» WHAT TO PRODUCE
Do not repeat pictures. Repeat exactly the lines of the listing below from its first line through the line with "from bokeh.resources import INLINE".

____________

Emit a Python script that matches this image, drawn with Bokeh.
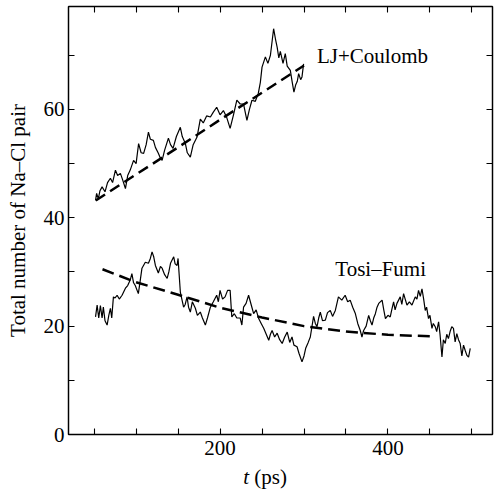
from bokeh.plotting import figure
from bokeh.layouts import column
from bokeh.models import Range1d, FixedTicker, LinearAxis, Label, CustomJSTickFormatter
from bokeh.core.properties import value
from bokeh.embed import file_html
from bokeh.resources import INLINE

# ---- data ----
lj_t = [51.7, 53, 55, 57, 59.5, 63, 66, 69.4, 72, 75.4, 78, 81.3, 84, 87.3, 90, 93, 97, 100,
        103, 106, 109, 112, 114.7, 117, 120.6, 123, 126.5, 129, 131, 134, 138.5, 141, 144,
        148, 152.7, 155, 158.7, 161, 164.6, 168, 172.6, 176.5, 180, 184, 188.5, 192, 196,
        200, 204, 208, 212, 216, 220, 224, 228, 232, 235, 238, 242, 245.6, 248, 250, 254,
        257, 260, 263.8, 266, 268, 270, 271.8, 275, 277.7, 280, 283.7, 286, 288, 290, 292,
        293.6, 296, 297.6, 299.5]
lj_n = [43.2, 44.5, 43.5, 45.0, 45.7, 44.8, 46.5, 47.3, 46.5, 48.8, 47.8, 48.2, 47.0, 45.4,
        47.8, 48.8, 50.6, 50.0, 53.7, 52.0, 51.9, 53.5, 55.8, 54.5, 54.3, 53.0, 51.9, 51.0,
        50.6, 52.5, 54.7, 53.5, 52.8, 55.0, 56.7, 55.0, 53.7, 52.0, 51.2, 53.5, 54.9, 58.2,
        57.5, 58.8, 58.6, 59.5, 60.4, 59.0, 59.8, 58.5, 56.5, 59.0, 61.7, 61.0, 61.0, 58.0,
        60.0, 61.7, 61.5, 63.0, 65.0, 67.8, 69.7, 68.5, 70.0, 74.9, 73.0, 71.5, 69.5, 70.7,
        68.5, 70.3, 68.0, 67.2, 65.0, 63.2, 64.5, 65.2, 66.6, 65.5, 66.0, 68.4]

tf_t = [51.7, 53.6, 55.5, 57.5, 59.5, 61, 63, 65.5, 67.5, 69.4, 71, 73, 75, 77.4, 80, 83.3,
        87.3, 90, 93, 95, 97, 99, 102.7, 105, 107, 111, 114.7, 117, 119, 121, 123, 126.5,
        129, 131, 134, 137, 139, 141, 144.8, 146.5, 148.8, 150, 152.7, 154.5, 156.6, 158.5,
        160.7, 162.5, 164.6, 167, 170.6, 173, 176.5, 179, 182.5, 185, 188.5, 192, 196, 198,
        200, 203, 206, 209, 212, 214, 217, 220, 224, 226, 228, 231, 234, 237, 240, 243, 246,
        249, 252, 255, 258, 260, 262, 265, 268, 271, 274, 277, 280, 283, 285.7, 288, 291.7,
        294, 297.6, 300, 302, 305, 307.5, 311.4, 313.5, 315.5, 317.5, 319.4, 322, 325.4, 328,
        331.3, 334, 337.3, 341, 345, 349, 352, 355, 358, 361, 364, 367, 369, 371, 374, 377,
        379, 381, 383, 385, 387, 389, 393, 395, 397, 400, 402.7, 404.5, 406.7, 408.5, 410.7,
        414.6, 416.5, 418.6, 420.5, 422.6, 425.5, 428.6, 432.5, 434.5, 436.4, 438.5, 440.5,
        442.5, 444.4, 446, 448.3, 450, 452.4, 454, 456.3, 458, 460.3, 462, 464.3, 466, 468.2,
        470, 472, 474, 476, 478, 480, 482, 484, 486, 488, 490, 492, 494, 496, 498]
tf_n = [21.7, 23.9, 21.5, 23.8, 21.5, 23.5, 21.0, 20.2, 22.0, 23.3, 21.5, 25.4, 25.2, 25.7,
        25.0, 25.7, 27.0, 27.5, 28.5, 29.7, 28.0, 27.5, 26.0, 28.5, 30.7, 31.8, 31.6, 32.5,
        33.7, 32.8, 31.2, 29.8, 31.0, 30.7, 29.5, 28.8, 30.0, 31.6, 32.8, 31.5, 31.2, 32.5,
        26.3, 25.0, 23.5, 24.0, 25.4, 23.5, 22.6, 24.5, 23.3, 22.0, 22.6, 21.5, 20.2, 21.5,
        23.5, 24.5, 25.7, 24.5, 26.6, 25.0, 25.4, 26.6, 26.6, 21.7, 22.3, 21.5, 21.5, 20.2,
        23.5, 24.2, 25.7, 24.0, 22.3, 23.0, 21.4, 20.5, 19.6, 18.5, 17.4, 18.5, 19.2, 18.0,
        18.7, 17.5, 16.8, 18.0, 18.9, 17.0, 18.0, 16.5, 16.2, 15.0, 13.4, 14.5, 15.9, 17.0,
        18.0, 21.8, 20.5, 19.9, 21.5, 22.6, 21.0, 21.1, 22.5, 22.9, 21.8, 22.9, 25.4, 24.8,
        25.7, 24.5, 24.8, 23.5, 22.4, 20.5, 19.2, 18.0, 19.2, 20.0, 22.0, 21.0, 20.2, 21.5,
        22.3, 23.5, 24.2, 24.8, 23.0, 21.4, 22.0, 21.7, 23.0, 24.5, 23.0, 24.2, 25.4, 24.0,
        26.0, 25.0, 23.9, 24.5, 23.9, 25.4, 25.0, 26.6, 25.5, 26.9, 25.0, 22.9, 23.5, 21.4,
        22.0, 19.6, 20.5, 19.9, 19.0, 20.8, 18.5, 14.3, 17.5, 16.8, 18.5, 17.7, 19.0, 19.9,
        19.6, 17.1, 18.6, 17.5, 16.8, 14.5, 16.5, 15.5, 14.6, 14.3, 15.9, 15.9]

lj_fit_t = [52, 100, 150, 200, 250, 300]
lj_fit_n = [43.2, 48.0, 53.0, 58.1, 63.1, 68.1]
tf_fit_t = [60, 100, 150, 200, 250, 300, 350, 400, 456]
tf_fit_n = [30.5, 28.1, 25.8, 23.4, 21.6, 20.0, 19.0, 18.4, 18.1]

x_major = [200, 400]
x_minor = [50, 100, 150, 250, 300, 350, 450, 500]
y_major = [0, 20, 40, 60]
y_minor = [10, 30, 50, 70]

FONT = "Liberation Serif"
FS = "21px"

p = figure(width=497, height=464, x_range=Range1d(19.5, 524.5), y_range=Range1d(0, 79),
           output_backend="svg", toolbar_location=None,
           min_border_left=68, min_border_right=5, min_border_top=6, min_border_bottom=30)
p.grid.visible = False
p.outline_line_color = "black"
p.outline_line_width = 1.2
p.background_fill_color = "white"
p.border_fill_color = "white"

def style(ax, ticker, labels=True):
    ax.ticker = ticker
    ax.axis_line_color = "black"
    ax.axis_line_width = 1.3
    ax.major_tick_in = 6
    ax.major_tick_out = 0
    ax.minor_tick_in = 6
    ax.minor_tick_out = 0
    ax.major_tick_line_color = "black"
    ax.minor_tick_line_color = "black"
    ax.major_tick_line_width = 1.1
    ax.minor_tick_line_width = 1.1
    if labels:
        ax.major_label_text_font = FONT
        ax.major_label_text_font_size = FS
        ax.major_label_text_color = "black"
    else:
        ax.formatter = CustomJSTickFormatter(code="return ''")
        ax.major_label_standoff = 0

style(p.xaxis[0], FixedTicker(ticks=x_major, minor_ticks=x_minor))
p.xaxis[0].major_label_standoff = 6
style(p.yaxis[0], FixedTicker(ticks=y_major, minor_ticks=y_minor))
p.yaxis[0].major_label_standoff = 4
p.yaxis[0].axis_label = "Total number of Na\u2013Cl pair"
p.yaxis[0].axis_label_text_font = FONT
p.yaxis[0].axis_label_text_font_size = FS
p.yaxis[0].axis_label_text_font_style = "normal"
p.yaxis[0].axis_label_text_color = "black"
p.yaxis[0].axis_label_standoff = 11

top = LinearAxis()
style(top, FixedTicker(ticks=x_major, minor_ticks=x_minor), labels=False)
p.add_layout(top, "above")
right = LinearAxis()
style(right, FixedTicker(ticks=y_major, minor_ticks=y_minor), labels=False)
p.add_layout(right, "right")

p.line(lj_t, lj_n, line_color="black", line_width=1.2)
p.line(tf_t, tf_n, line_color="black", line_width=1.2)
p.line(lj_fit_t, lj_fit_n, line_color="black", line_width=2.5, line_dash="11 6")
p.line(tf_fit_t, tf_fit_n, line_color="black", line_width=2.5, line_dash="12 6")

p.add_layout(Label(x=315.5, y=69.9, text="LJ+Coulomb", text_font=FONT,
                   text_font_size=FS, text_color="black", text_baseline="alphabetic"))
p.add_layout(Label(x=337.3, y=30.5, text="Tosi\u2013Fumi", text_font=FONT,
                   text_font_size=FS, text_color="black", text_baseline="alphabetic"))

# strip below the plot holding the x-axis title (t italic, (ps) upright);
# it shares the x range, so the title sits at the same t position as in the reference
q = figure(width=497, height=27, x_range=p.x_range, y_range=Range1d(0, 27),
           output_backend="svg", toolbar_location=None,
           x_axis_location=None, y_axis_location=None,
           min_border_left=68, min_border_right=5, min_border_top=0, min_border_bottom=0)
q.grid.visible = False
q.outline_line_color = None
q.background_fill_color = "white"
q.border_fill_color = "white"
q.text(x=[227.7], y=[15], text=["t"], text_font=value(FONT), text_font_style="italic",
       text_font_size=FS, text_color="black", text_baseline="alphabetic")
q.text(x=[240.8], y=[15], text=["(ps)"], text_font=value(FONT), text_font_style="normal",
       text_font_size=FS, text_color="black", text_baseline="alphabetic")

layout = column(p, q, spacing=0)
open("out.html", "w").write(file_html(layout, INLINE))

____________

» ANSWER FOR THE TASK
Emit a Python script that matches this image, drawn with Bokeh.
from bokeh.plotting import figure
from bokeh.layouts import column
from bokeh.models import Range1d, FixedTicker, LinearAxis, Label, CustomJSTickFormatter
from bokeh.core.properties import value
from bokeh.embed import file_html
from bokeh.resources import INLINE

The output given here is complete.